=== AVAILABLE DATA ===
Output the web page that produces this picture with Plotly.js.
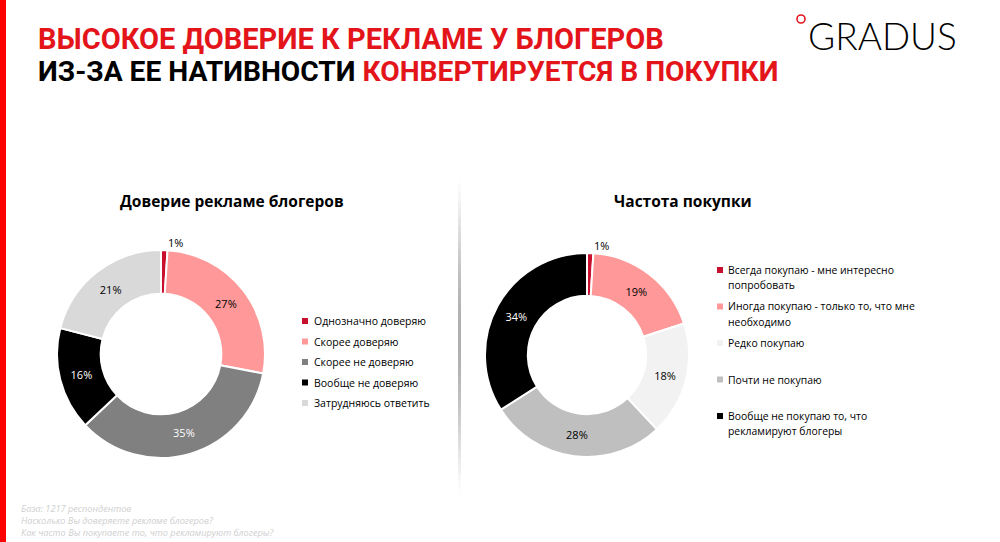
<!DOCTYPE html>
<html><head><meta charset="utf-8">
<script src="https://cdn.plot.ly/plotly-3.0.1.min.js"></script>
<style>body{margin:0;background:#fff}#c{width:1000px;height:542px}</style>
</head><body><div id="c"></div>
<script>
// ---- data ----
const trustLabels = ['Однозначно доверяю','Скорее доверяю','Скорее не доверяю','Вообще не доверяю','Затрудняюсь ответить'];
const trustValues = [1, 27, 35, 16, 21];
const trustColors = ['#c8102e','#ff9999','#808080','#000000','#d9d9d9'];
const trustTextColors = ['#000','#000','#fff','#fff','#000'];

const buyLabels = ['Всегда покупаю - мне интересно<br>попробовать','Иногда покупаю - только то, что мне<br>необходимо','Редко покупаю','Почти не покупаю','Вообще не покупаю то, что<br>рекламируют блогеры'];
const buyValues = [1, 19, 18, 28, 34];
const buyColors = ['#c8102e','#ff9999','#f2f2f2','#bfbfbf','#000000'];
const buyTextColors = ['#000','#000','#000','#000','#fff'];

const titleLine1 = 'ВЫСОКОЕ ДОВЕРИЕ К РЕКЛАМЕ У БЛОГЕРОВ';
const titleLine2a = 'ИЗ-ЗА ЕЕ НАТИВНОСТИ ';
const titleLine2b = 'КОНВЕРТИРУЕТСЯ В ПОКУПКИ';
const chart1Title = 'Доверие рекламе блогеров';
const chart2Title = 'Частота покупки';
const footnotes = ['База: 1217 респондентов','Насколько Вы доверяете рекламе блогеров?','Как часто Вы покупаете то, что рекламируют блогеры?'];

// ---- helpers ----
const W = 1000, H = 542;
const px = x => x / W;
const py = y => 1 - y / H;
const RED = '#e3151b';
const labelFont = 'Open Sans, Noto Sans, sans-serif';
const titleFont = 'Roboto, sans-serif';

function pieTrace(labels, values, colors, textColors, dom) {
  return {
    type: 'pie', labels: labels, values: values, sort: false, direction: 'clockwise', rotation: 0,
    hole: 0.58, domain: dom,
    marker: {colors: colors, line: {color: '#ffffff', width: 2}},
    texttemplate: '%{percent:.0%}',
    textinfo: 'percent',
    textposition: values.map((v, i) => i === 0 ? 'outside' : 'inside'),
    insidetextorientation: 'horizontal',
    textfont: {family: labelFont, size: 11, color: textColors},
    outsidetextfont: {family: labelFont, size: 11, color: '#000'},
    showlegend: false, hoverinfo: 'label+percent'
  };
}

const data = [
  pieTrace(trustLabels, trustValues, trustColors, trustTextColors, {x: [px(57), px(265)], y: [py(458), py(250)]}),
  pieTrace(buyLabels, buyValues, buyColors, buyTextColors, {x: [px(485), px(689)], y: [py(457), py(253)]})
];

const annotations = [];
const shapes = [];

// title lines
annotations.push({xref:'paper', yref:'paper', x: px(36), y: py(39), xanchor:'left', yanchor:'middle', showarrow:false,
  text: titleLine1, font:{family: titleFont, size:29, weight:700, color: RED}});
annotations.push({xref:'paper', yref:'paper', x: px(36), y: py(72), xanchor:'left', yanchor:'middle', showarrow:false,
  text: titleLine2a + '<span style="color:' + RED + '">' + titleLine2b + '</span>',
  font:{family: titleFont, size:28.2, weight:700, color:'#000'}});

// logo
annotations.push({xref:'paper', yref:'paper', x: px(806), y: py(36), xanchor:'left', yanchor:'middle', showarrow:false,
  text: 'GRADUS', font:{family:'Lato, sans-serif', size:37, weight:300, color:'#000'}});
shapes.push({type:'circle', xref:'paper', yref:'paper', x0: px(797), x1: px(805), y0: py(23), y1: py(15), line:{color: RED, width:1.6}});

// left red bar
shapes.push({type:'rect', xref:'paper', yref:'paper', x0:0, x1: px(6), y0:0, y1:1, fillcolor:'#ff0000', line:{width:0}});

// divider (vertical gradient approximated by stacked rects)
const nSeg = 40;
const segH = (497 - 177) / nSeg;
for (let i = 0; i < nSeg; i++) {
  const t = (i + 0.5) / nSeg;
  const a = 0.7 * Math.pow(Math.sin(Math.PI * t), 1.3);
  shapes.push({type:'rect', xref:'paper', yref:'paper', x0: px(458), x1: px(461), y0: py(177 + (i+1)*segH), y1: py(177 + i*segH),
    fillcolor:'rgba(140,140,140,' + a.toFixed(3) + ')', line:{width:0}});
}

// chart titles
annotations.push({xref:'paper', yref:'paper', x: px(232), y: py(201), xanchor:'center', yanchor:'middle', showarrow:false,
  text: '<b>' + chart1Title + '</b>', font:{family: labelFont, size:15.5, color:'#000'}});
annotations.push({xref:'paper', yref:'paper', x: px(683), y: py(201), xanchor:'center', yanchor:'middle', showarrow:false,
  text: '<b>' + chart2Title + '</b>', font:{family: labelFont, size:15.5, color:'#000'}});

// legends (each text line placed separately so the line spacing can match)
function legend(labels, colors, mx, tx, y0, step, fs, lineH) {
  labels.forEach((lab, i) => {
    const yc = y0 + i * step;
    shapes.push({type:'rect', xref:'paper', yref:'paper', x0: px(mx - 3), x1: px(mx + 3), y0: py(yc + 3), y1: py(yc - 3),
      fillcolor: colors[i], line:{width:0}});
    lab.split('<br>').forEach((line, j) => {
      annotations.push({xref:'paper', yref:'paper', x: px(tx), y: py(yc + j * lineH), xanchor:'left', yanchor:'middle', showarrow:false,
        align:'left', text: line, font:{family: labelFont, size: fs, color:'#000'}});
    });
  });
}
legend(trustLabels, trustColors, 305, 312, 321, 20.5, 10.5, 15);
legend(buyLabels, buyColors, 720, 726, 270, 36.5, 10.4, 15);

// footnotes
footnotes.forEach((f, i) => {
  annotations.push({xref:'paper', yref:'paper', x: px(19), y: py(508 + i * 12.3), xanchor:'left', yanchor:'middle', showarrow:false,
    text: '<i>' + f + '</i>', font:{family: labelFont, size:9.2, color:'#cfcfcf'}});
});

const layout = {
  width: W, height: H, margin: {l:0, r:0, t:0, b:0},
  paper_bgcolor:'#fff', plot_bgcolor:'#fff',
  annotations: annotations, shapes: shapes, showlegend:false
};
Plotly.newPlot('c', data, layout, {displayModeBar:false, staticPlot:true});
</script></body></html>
===
> WORK TO DO
All the lines above are to be reproduced exactly, except the pictures.

> EXERCISE SOLUTION
Output the web page that produces this picture with Plotly.js.
<!DOCTYPE html>
<html><head><meta charset="utf-8">
<script src="https://cdn.plot.ly/plotly-3.0.1.min.js"></script>
<style>body{margin:0;background:#fff}#c{width:1000px;height:542px}</style>
</head><body><div id="c"></div>
<script>
// ---- data ----
const trustLabels = ['Однозначно доверяю','Скорее доверяю','Скорее не доверяю','Вообще не доверяю','Затрудняюсь ответить'];
const trustValues = [1, 27, 35, 16, 21];
const trustColors = ['#c8102e','#ff9999','#808080','#000000','#d9d9d9'];
const trustTextColors = ['#000','#000','#fff','#fff','#000'];

const buyLabels = ['Всегда покупаю - мне интересно<br>попробовать','Иногда покупаю - только то, что мне<br>необходимо','Редко покупаю','Почти не покупаю','Вообще не покупаю то, что<br>рекламируют блогеры'];
const buyValues = [1, 19, 18, 28, 34];
const buyColors = ['#c8102e','#ff9999','#f2f2f2','#bfbfbf','#000000'];
const buyTextColors = ['#000','#000','#000','#000','#fff'];

const titleLine1 = 'ВЫСОКОЕ ДОВЕРИЕ К РЕКЛАМЕ У БЛОГЕРОВ';
const titleLine2a = 'ИЗ-ЗА ЕЕ НАТИВНОСТИ ';
const titleLine2b = 'КОНВЕРТИРУЕТСЯ В ПОКУПКИ';
const chart1Title = 'Доверие рекламе блогеров';
const chart2Title = 'Частота покупки';
const footnotes = ['База: 1217 респондентов','Насколько Вы доверяете рекламе блогеров?','Как часто Вы покупаете то, что рекламируют блогеры?'];

// ---- helpers ----
const W = 1000, H = 542;
const px = x => x / W;
const py = y => 1 - y / H;
const RED = '#e3151b';
const labelFont = 'Open Sans, Noto Sans, sans-serif';
const titleFont = 'Roboto, sans-serif';

function pieTrace(labels, values, colors, textColors, dom) {
  return {
    type: 'pie', labels: labels, values: values, sort: false, direction: 'clockwise', rotation: 0,
    hole: 0.58, domain: dom,
    marker: {colors: colors, line: {color: '#ffffff', width: 2}},
    texttemplate: '%{percent:.0%}',
    textinfo: 'percent',
    textposition: values.map((v, i) => i === 0 ? 'outside' : 'inside'),
    insidetextorientation: 'horizontal',
    textfont: {family: labelFont, size: 11, color: textColors},
    outsidetextfont: {family: labelFont, size: 11, color: '#000'},
    showlegend: false, hoverinfo: 'label+percent'
  };
}

const data = [
  pieTrace(trustLabels, trustValues, trustColors, trustTextColors, {x: [px(57), px(265)], y: [py(458), py(250)]}),
  pieTrace(buyLabels, buyValues, buyColors, buyTextColors, {x: [px(485), px(689)], y: [py(457), py(253)]})
];

const annotations = [];
const shapes = [];

// title lines
annotations.push({xref:'paper', yref:'paper', x: px(36), y: py(39), xanchor:'left', yanchor:'middle', showarrow:false,
  text: titleLine1, font:{family: titleFont, size:29, weight:700, color: RED}});
annotations.push({xref:'paper', yref:'paper', x: px(36), y: py(72), xanchor:'left', yanchor:'middle', showarrow:false,
  text: titleLine2a + '<span style="color:' + RED + '">' + titleLine2b + '</span>',
  font:{family: titleFont, size:28.2, weight:700, color:'#000'}});

// logo
annotations.push({xref:'paper', yref:'paper', x: px(806), y: py(36), xanchor:'left', yanchor:'middle', showarrow:false,
  text: 'GRADUS', font:{family:'Lato, sans-serif', size:37, weight:300, color:'#000'}});
shapes.push({type:'circle', xref:'paper', yref:'paper', x0: px(797), x1: px(805), y0: py(23), y1: py(15), line:{color: RED, width:1.6}});

// left red bar
shapes.push({type:'rect', xref:'paper', yref:'paper', x0:0, x1: px(6), y0:0, y1:1, fillcolor:'#ff0000', line:{width:0}});

// divider (vertical gradient approximated by stacked rects)
const nSeg = 40;
const segH = (497 - 177) / nSeg;
for (let i = 0; i < nSeg; i++) {
  const t = (i + 0.5) / nSeg;
  const a = 0.7 * Math.pow(Math.sin(Math.PI * t), 1.3);
  shapes.push({type:'rect', xref:'paper', yref:'paper', x0: px(458), x1: px(461), y0: py(177 + (i+1)*segH), y1: py(177 + i*segH),
    fillcolor:'rgba(140,140,140,' + a.toFixed(3) + ')', line:{width:0}});
}

// chart titles
annotations.push({xref:'paper', yref:'paper', x: px(232), y: py(201), xanchor:'center', yanchor:'middle', showarrow:false,
  text: '<b>' + chart1Title + '</b>', font:{family: labelFont, size:15.5, color:'#000'}});
annotations.push({xref:'paper', yref:'paper', x: px(683), y: py(201), xanchor:'center', yanchor:'middle', showarrow:false,
  text: '<b>' + chart2Title + '</b>', font:{family: labelFont, size:15.5, color:'#000'}});

// legends (each text line placed separately so the line spacing can match)
function legend(labels, colors, mx, tx, y0, step, fs, lineH) {
  labels.forEach((lab, i) => {
    const yc = y0 + i * step;
    shapes.push({type:'rect', xref:'paper', yref:'paper', x0: px(mx - 3), x1: px(mx + 3), y0: py(yc + 3), y1: py(yc - 3),
      fillcolor: colors[i], line:{width:0}});
    lab.split('<br>').forEach((line, j) => {
      annotations.push({xref:'paper', yref:'paper', x: px(tx), y: py(yc + j * lineH), xanchor:'left', yanchor:'middle', showarrow:false,
        align:'left', text: line, font:{family: labelFont, size: fs, color:'#000'}});
    });
  });
}
legend(trustLabels, trustColors, 305, 312, 321, 20.5, 10.5, 15);
legend(buyLabels, buyColors, 720, 726, 270, 36.5, 10.4, 15);

// footnotes
footnotes.forEach((f, i) => {
  annotations.push({xref:'paper', yref:'paper', x: px(19), y: py(508 + i * 12.3), xanchor:'left', yanchor:'middle', showarrow:false,
    text: '<i>' + f + '</i>', font:{family: labelFont, size:9.2, color:'#cfcfcf'}});
});

const layout = {
  width: W, height: H, margin: {l:0, r:0, t:0, b:0},
  paper_bgcolor:'#fff', plot_bgcolor:'#fff',
  annotations: annotations, shapes: shapes, showlegend:false
};
Plotly.newPlot('c', data, layout, {displayModeBar:false, staticPlot:true});
</script></body></html>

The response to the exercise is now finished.